6. Protected businesses are wasteful businesses. Market competition-and even the threat of market competition-keeps firms attentive to costs and to the desires of consumers. But firms that are protected from competition can blithely ignore these factors. That is why the least competitive firms (e.g., local cable monopolies) are often some of the least efficient and the least attentive to customers.

7. Shekels come with shackles. Government favors are rarely free. Policy makers almost always want something in return, and the promises they extract (to invest in a certain factory, to make a certain product, or to market it to a certain community at a certain price) can be extremely costly for the firm over the long run. This means that privileged firms often end up regretting the favors they've won.

8. Privileges undermine the legitimacy of government. John Adams asserted that ours was a government of laws and not of men. And a hallmark of the American tradition of the rule of law is equal protection under the law and a commitment to non-discriminatory policy. With each special interest privilege, we chip away at this tradition and undermine the legitimacy of American government.

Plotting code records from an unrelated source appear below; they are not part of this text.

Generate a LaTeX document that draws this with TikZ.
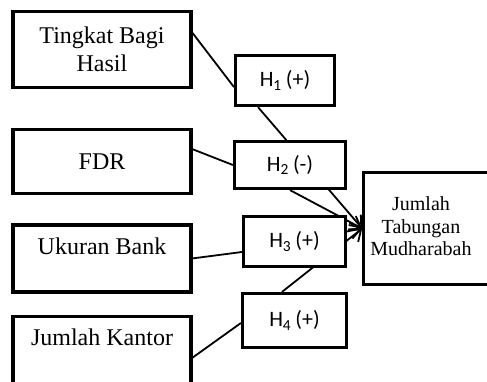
\documentclass[tikz,border=0pt]{standalone}
\usepackage{fontspec}
\setmainfont{Liberation Serif}
\newfontfamily\calfont{Carlito}
\usetikzlibrary{arrows.meta, positioning, backgrounds}

\begin{document}
\begin{tikzpicture}[
    x=0.5pt, y=-0.5pt,
    every node/.style={font=\fontsize{12}{13.8}\selectfont},
    var/.style={draw, fill=white, line width=1.6pt, minimum width=89pt, align=center},
    topbox/.style={text depth=12.5pt},
    hyp/.style={draw, fill=white, line width=1.6pt, font=\calfont\fontsize{11}{13}\selectfont},
    link/.style={line width=0.9pt},
    effect/.style={line width=0.9pt, -{Straight Barb[length=5pt, width=8pt]}}
]
\useasboundingbox (0,0) rectangle (487,381);

%% Independent variables
\node[var, minimum height=38pt] (tbh) at (102,49.5) {Tingkat Bagi\\Hasil};
\node[var, minimum height=32pt, below=19.5pt of tbh] (fdr) {FDR};
\node[var, topbox, minimum height=33.5pt, below=14pt of fdr] (ukb) {Ukuran Bank};
\node[var, topbox, minimum height=33.5pt, below=10.5pt of ukb] (jkk) {Jumlah Kantor};

%% Hypotheses
\node[hyp, minimum width=49.5pt, minimum height=25pt] (h1) at (285,80.5) {H\textsubscript{1}\,(+)};
\node[hyp, minimum width=55.5pt, minimum height=23.5pt] (h2) at (290,165) {H\textsubscript{2}\,(-)};
\node[hyp, minimum width=51pt, minimum height=25pt] (h3) at (294.5,241.5) {H\textsubscript{3}\,(+)};
\node[hyp, minimum width=52pt, minimum height=27pt] (h4) at (294.5,320.5) {H\textsubscript{4}\,(+)};

%% Dependent variable
\node[var, minimum width=66pt, minimum height=56pt, font=\fontsize{10}{11.3}\selectfont] (jts) at (432.5,228.5)
    {\begin{tabular}{@{}c@{}}Jumlah\\Tabungan\\Mudharabah\end{tabular}\hspace*{11.5pt}};

%% Connectors
\begin{scope}[on background layer]
\draw[link] ([yshift=8.25pt]tbh.east) -- ([yshift=-3.25pt]h1.west);
\draw[link] ([yshift=6.25pt]fdr.east) -- (h2.west);
\draw[link] (ukb.east) -- ([yshift=-5.25pt]h3.west);
\draw[link] ([yshift=-4pt]jkk.east) -- ([yshift=-1.25pt]h4.west);

\draw[effect] ([xshift=-13.5pt]h1.south) -- (jts.west);
\draw[effect] (h2.south) -- (jts.west);
\draw[effect] (h3.center) -- (jts.west);
\draw[effect] ([xshift=-6.25pt]h4.north) -- (jts.west);
\end{scope}
\end{tikzpicture}
\end{document}
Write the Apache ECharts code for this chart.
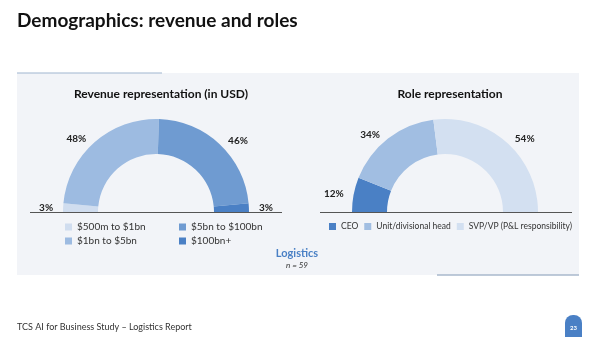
<!DOCTYPE html>
<html>
<head>
<meta charset="utf-8">
<script src="https://cdn.jsdelivr.net/npm/echarts@6/dist/echarts.min.js"></script>
<style>
html,body{margin:0;padding:0;background:#fff;}
#main{width:600px;height:337px;}
</style>
</head>
<body>
<div id="main"></div>
<script>
//收入分布
var revenueNames = ['$500m to $1bn', '$1bn to $5bn', '$5bn to $100bn', '$100bn+'];
var revenueValues = [3, 48, 46, 3];
var revenueColors = ['#d0ddef', '#9dbbe1', '#6f9bd1', '#4a80c5'];
//角色分布
var roleNames = ['CEO', 'Unit/divisional head', 'SVP/VP (P&L responsibility)'];
var roleValues = [12, 34, 54];
var roleColors = ['#4a80c5', '#a1bee2', '#d3e0f1'];

var font = 'Lato';
var myChart = echarts.init(document.getElementById('main'));

function toData(names, values, colors){
    var arr = [];
    for (var i = 0; i < names.length; i++) {
        arr.push({name: names[i], value: values[i], itemStyle: {color: colors[i]}});
    }
    return arr;
}

function halfPie(name, cx, data){
    return {
        name: name,
        type: 'pie',
        center: [cx, 212],
        radius: [58, 93],
        startAngle: 180,
        endAngle: 0,
        clockwise: true,
        silent: true,
        avoidLabelOverlap: false,
        itemStyle: {borderWidth: 0},
        label: {
            show: true,
            position: 'outside',
            formatter: '{c}%',
            fontFamily: font,
            fontSize: 10,
            fontWeight: 'bold',
            color: '#222'
        },
        labelLine: {show: false, length: 5, length2: 0},
        data: data
    };
}

var legendText = {fontFamily: font, fontSize: 10, color: '#333'};

var option = {
    animation: false,
    graphic: [
        {type: 'rect', shape: {x: 17, y: 73, width: 562, height: 202}, style: {fill: '#f2f4f8'}, z: -10},
        {type: 'line', shape: {x1: 17, y1: 73, x2: 162, y2: 73}, style: {stroke: '#9fb5d0', lineWidth: 1.2}},
        {type: 'line', shape: {x1: 437, y1: 275, x2: 579, y2: 275}, style: {stroke: '#a9b8cc', lineWidth: 1.5}},
        {type: 'line', shape: {x1: 30, y1: 212.5, x2: 282, y2: 212.5}, style: {stroke: '#555', lineWidth: 1}, z: 10},
        {type: 'line', shape: {x1: 320, y1: 212.5, x2: 572, y2: 212.5}, style: {stroke: '#555', lineWidth: 1}, z: 10},
        {type: 'text', left: 17, top: 11, style: {text: 'Demographics: revenue and roles', font: 'bold 19px ' + font, fill: '#111'}},
        {type: 'text', left: 17, top: 323, style: {text: 'TCS AI for Business Study \u2013 Logistics Report', font: '9px ' + font, fill: '#333'}},
        {type: 'rect', shape: {x: 565, y: 315, width: 17, height: 24, r: [8, 8, 0, 0]}, style: {fill: '#4a80c5'}},
        {type: 'text', x: 573.5, y: 328, style: {text: '23', font: 'bold 6px ' + font, fill: '#fff', align: 'center', verticalAlign: 'middle'}},
        {type: 'text', x: 297, y: 253, style: {text: 'Logistics', font: 'bold 11px ' + font, fill: '#4a80c5', align: 'center', verticalAlign: 'middle'}},
        {type: 'text', x: 297, y: 265, style: {text: 'n = 59', font: 'italic 8px ' + font, fill: '#333', align: 'center', verticalAlign: 'middle'}}
    ],
    title: [
        {text: 'Revenue representation (in USD)', left: 156, top: 83, textAlign: 'center',
            textStyle: {fontFamily: font, fontSize: 12, fontWeight: 'bold', color: '#111'}},
        {text: 'Role representation', left: 445, top: 83, textAlign: 'center',
            textStyle: {fontFamily: font, fontSize: 12, fontWeight: 'bold', color: '#111'}}
    ],
    legend: [
        {data: [revenueNames[0], revenueNames[1]], orient: 'vertical', left: 65, top: 222, itemGap: 4, padding: 0,
            itemWidth: 7, itemHeight: 7, icon: 'rect', textStyle: legendText, selectedMode: false},
        {data: [revenueNames[2], revenueNames[3]], orient: 'vertical', left: 179, top: 222, itemGap: 4, padding: 0,
            itemWidth: 7, itemHeight: 7, icon: 'rect', textStyle: legendText, selectedMode: false},
        {data: roleNames, orient: 'horizontal', left: 329, top: 222, width: 268, itemGap: 6, padding: 0,
            itemWidth: 7, itemHeight: 7, icon: 'rect', textStyle: {fontFamily: font, fontSize: 8.5, color: '#333'},
            selectedMode: false}
    ],
    series: [
        halfPie('revenue', 156, toData(revenueNames, revenueValues, revenueColors)),
        halfPie('role', 445, toData(roleNames, roleValues, roleColors))
    ]
};
myChart.setOption(option);
</script>
</body>
</html>
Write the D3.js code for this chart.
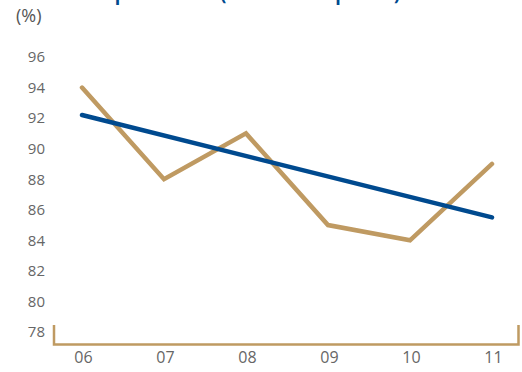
<!DOCTYPE html>
<html>
<head>
<meta charset="utf-8">
<script src="https://cdn.jsdelivr.net/npm/d3@7"></script>
<style>
  body { margin: 0; background: #fff; }
  svg { display: block; font-family: "Open Sans", sans-serif; }
</style>
</head>
<body>
<svg id="chart"></svg>
<script>
// Data
const years = ['06', '07', '08', '09', '10', '11'];
const rateValues = [94, 88, 91, 85, 84, 89];
const trendYears = ['06', '11'];
const trendValues = [92.2, 85.5];
const yTicks = [78, 80, 82, 84, 86, 88, 90, 92, 94, 96];

const width = 522;
const height = 372;
const gold = '#BF9A62';
const blue = '#004A8F';

const svg = d3.select('#chart').attr('width', width).attr('height', height);

// Scales
const x = d3.scalePoint().domain(years).range([82, 492]);
const y = d3.scaleLinear().domain([78, 96]).range([332, 57]);

// Title, cut off at the top edge (only its descenders show)
svg.append('text')
  .attr('x', 70)
  .attr('y', 0)
  .attr('fill', blue)
  .attr('textLength', 330)
  .attr('lengthAdjust', 'spacingAndGlyphs')
  .style('font-size', '20px')
  .style('font-weight', 'bold')
  .text('Occupation rate (annual occupation)');

// Unit label
svg.append('text')
  .attr('x', 16)
  .attr('y', 22)
  .attr('fill', '#555')
  .style('font-size', '18px')
  .text('(%)');

// Y axis (labels only)
const yAxis = svg.append('g')
  .attr('transform', 'translate(45,0)')
  .call(d3.axisLeft(y).tickValues(yTicks).tickSize(0).tickPadding(0));
yAxis.select('.domain').remove();
yAxis.selectAll('text')
  .attr('fill', '#666')
  .style('font-family', '"Open Sans", sans-serif')
  .style('font-size', '15px');

// X axis labels
const xAxis = svg.append('g')
  .attr('transform', 'translate(1,352)')
  .call(d3.axisBottom(x).tickSize(0).tickPadding(0));
xAxis.select('.domain').remove();
xAxis.selectAll('text')
  .attr('fill', '#666')
  .style('font-family', '"Open Sans", sans-serif')
  .style('font-size', '16px');

// Gold bracket frame at the bottom
svg.append('path')
  .attr('d', 'M54,325V344.5H518.5V325')
  .attr('fill', 'none')
  .attr('stroke', gold)
  .attr('stroke-width', 2.5);

// Gold line: the rate
const line = d3.line()
  .x((d, i) => x(years[i]))
  .y(d => y(d));

svg.append('path')
  .datum(rateValues)
  .attr('d', line)
  .attr('fill', 'none')
  .attr('stroke', gold)
  .attr('stroke-width', 4.5)
  .attr('stroke-linecap', 'round')
  .attr('stroke-linejoin', 'miter');

// Blue trend line
const trendLine = d3.line()
  .x((d, i) => x(trendYears[i]))
  .y(d => y(d));

svg.append('path')
  .datum(trendValues)
  .attr('d', trendLine)
  .attr('fill', 'none')
  .attr('stroke', blue)
  .attr('stroke-width', 4.5)
  .attr('stroke-linecap', 'round');
</script>
</body>
</html>
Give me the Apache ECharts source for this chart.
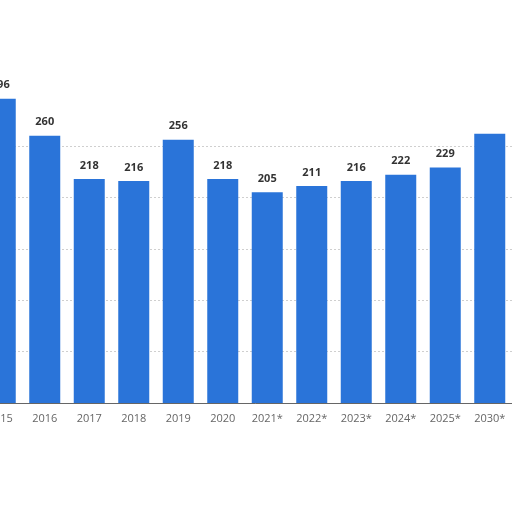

9. Privileges conflate real capitalism with cronyism. The rise of populism on both the left and the right comes on the heels of unprecedented bailouts under Presidents Bush and Obama. An entire generation has now come of age in an era in which firms succeed on the basis of government favor rather than merit. No wonder so many deeply distrust this modern, mutant form of capitalism.

10. Privileges diminish economic freedom: When a particular firm such as Carrier is spared the burden of an onerous tax, it has no need to oppose that tax. In fact, since its competitors still labor under the burden, the tax becomes an advantage, and the company may even advocate for its increase. Privileges such as these therefore tend to undermine the most reliable source of genuine economic prosperity: economic freedom.

America was made great by its commitment to the rule of law, to equal protection under that law, and to an open and level economic playing field. It would be great if someone remembered that.